The piano quintet accompaniments by Alexandre Dratwicki mostly take their rationale from Fauré’s own instrumentation of La bonne chanson (even if the composer later fell out of love with it) and, as the arranger says, do not overload the texture ‘with unwarranted and inappropriate virtuoso effects’. The songs are also chosen, for the most part, with Véronique Gens’s voice in mind – no longer the bright soprano of 20 years ago, but now a warm and expressive mezzo, ideal in the more soulful mélodies such as Chausson’s Chanson perpétuelle.

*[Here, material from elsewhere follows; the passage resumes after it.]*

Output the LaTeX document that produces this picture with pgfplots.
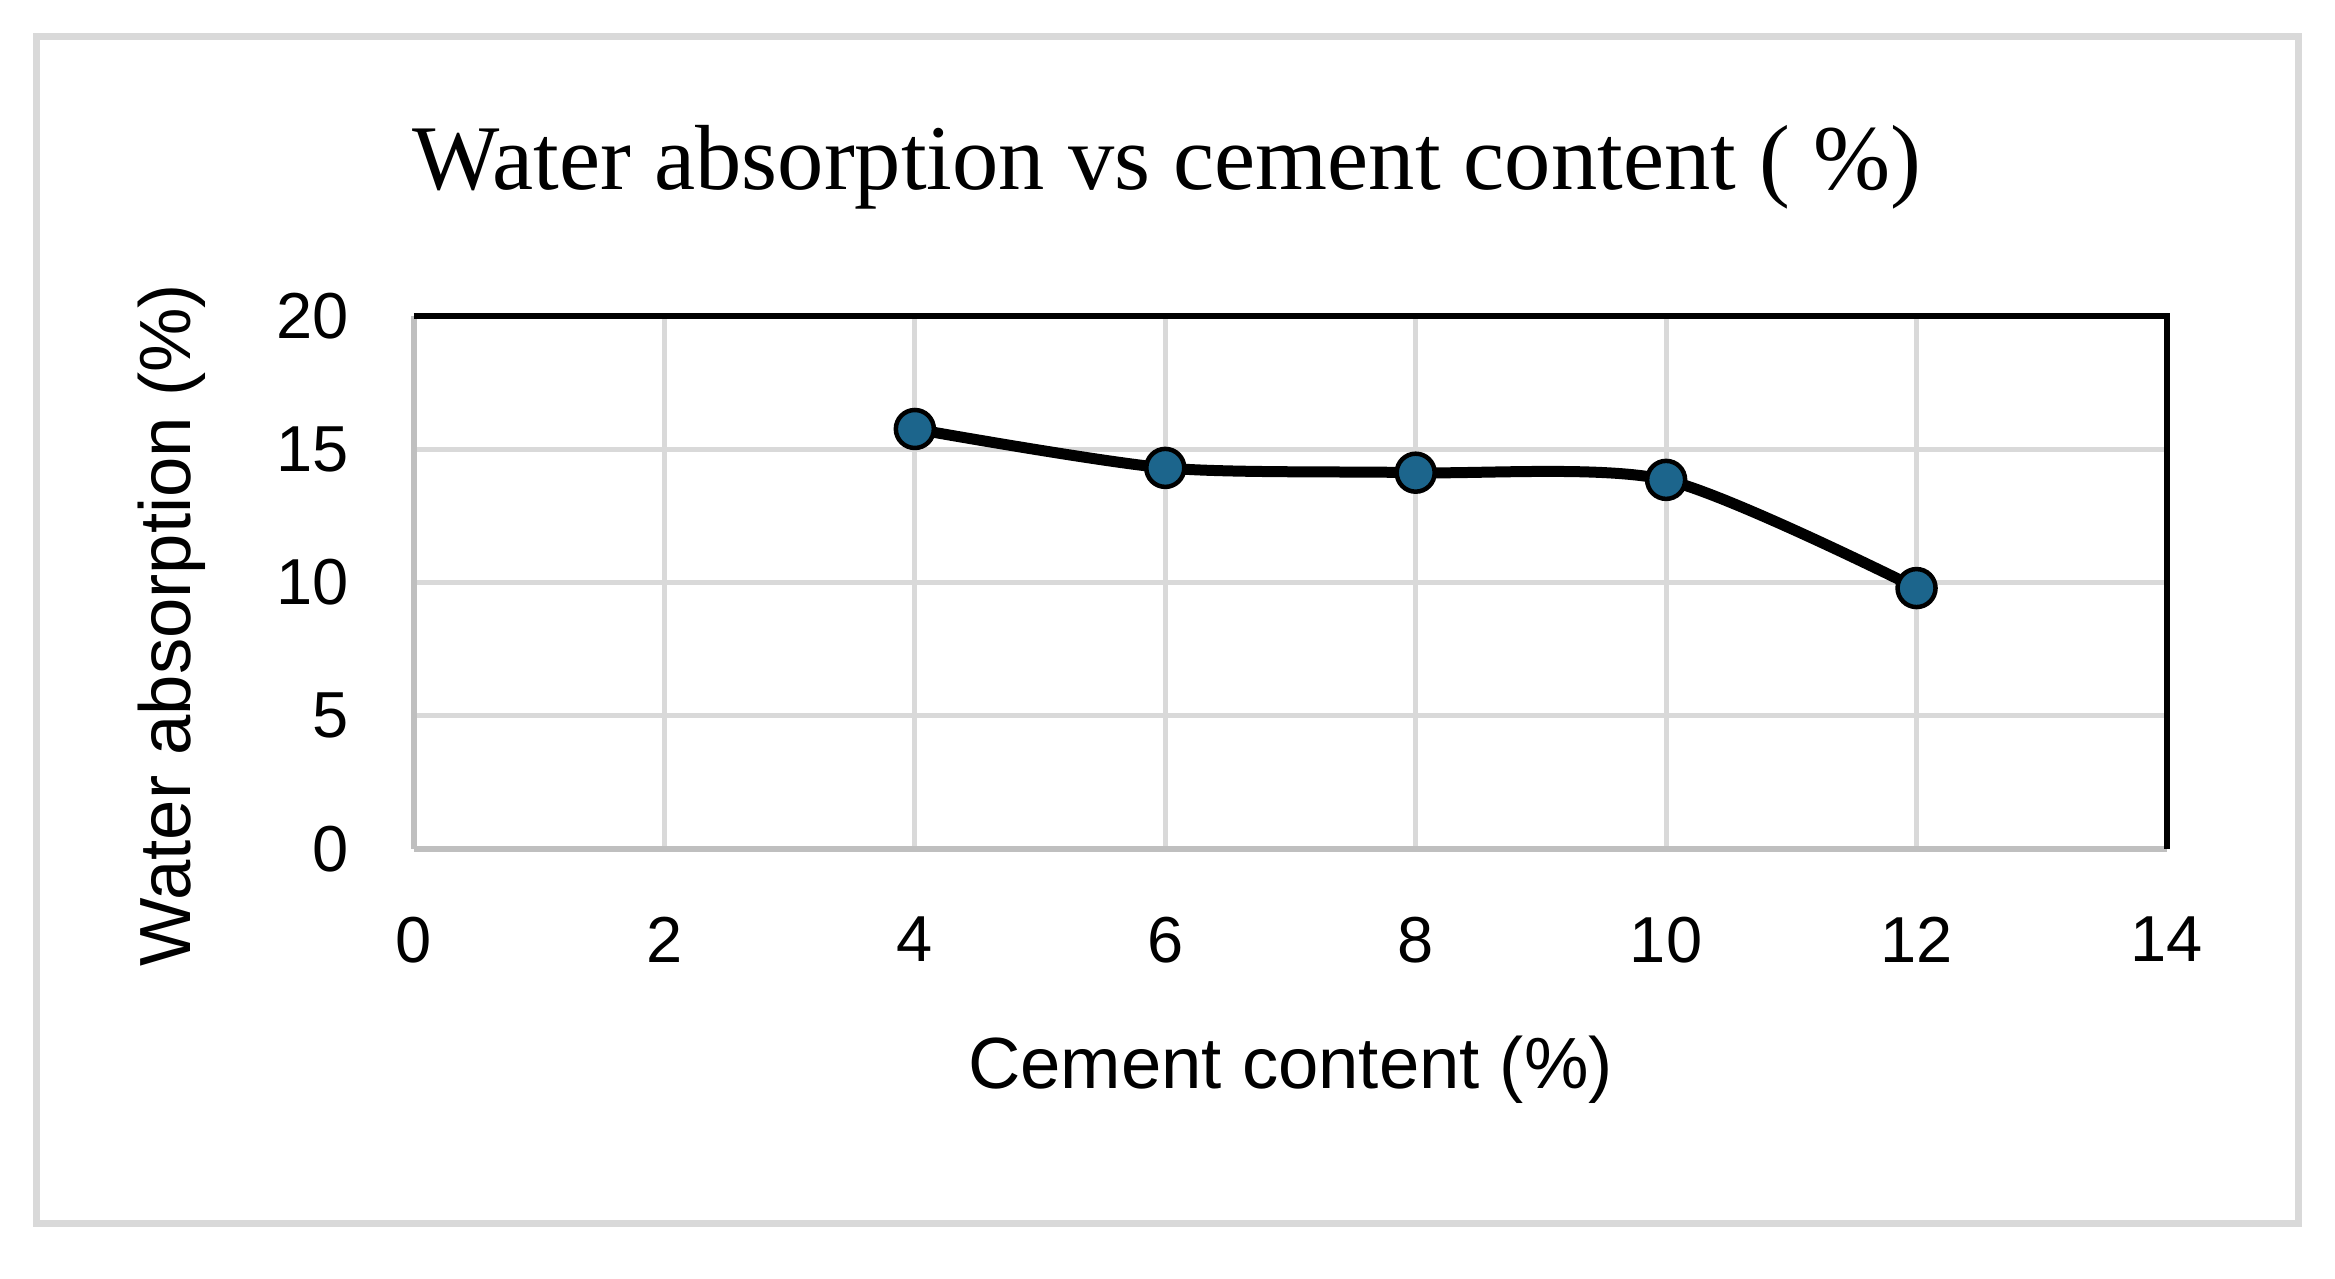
\documentclass[border=0pt]{standalone}
\usepackage{pgfplots}
\pgfplotsset{compat=1.18}
\usepackage{fontspec}
\setmainfont{Liberation Serif}
\newfontfamily\sansf{Liberation Sans}

\definecolor{markblue}{RGB}{28,101,140}
\definecolor{gridgray}{RGB}{217,217,217}
\definecolor{axisgray}{RGB}{191,191,191}

\begin{document}
\begin{tikzpicture}
% page = 2335 x 1279 px at 0.2pt/px, axis corner at px (414,849)
\path[use as bounding box] (-82.8pt,-86pt) rectangle (384.2pt,169.8pt);
\draw[gridgray, line width=1.4pt] (-75.4pt,-75pt) rectangle (376.8pt,162.4pt);

\node[font=\fontsize{18.5}{22}\selectfont] at (150.6pt,136.4pt)
  {Water absorption vs cement content ( \%)};

\begin{axis}[
  at={(0pt,0pt)}, anchor=south west,
  scale only axis,
  width=350.6pt, height=106.6pt,
  xmin=0, xmax=14, ymin=0, ymax=20,
  xtick={0,2,...,14}, ytick={0,5,...,20},
  axis x line*=bottom, axis y line*=left,
  axis line style={axisgray, line width=1.2pt, -},
  major tick length=0pt,
  grid=major,
  grid style={gridgray, line width=1pt},
  tick label style={font=\sansf\fontsize{13}{15}\selectfont},
  /pgf/number format/assume math mode=true,
  xticklabel style={yshift=-10pt},
  yticklabel style={xshift=-9.5pt},
  xlabel={Cement content (\%)},
  ylabel={Water absorption (\%)},
  label style={font=\sansf\fontsize{14.5}{17}\selectfont},
  xlabel style={at={(rel axis cs:0.5,-0.415)}, anchor=center},
  ylabel style={at={(rel axis cs:-0.138,0.42)}, anchor=center},
  clip=false,
]
\draw[black, line width=1.2pt] (rel axis cs:0,1) -- (rel axis cs:1,1) -- (rel axis cs:1,0);
\addplot[black, line width=2.2pt, smooth, tension=0.45,
  mark=*, mark size=3.8pt,
  mark options={fill=markblue, draw=black, line width=0.9pt}]
  coordinates {(4,15.76) (6,14.3) (8,14.12) (10,13.85) (12,9.79)};
\end{axis}
\end{tikzpicture}
\end{document}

My only ‘but’ – and it’s a heartfelt one – is over the inclusion of ‘La vie en rose’ and ‘J’ai deux amants’. At the risk of sounding unkind, I have to disagree with the note writer that Gens possesses ‘incomparable artistry as a diseuse’. The gulf between her and Edith Piaf is a wide one, but not larger than with Yvonne Printemps, who in 1923 was the first to sing ‘J’ai deux amants’ and whose sparkling, hilarious performance can be found on YouTube, a welcome delight in these difficult times.